Come lui sembrerebbero pensarla in molti fra i vendoliani del nord, buona parte dei siciliani, un pezzo importante del partito in Campania. Senz’altro la torinese Marilde Provera: «La scissione è un’errore, dobbiamo invertire la tradizione dei distinguo e delle scissioni e inaugurare quella delle sintesi. Ed è un’accelerazione tutta politicistica, quella che già tempo addietro avevamo combattuto dicendo no alla formazione che proponeva il professor Asor Rosa. E che adesso si ripropone in forma persino peggiore. Ed è sconfortante: con un’operazione così rischiamo di recuperare qualche punto alle europee, ma di essere poi tutti più divisi e più poveri». La battaglia per l’unità continua, all’interno e all’esterno del Prc, conclude Provera, «e porta risultati: alla regione Piemonte siamo riusciti ad ottenere, oltre i finanziamenti centrali, 40 milioni di euro per i lavoratori che perdono il lavoro, compresi quelli delle cooperative sociali. E da lotte di questa natura che si fa l’unità, non da operazioni di ceto politico».
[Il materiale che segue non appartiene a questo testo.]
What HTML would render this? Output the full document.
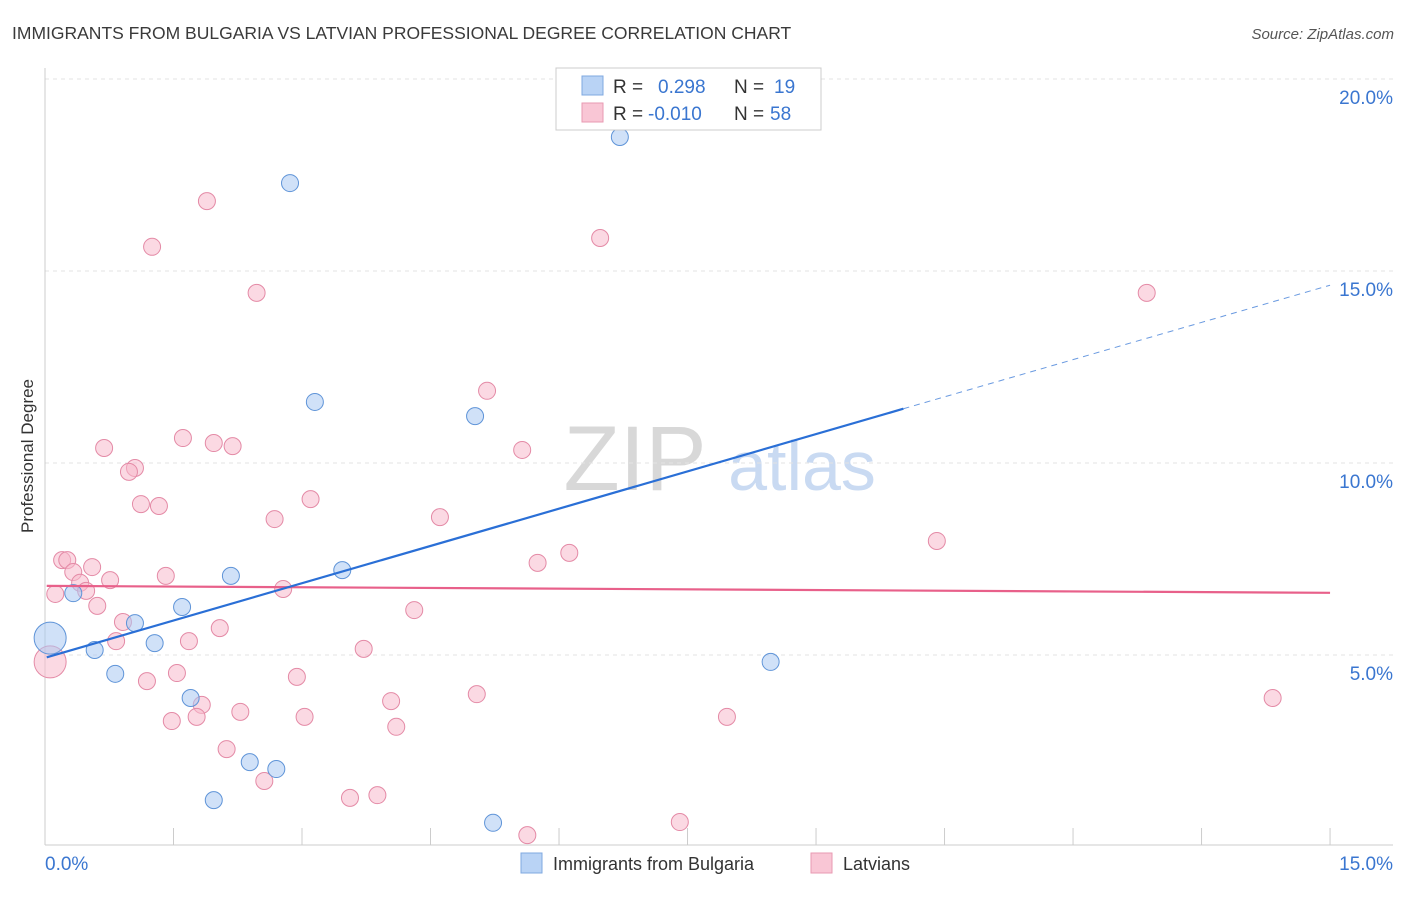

«Dobbiamo essere coerenti con quello che abbiamo detto ai ventimila compagni che hanno votato la mozione due al congresso», attacca Salvatore Bonadonna. «Dicevamo che chi ci accusava di scissionismo agitava un feticcio strumentale? Era una balla?». Lui si dichiara «contrario alla logica delle cordate», ma accusa i dirigenti vendoliani di «reagire con rabbia alla sconfitta congressuale. Costruire ex novo le forme della politica, puntare a un vero rinnovamento è un lavoro di lunga lena e di molto studio. E poi chi vuole uscire dal Prc dove se ne va? Verso un accordino con Sd? In un’associazione? Non è un troppo poco rispetto all’ambizione grande che ci siamo dati?».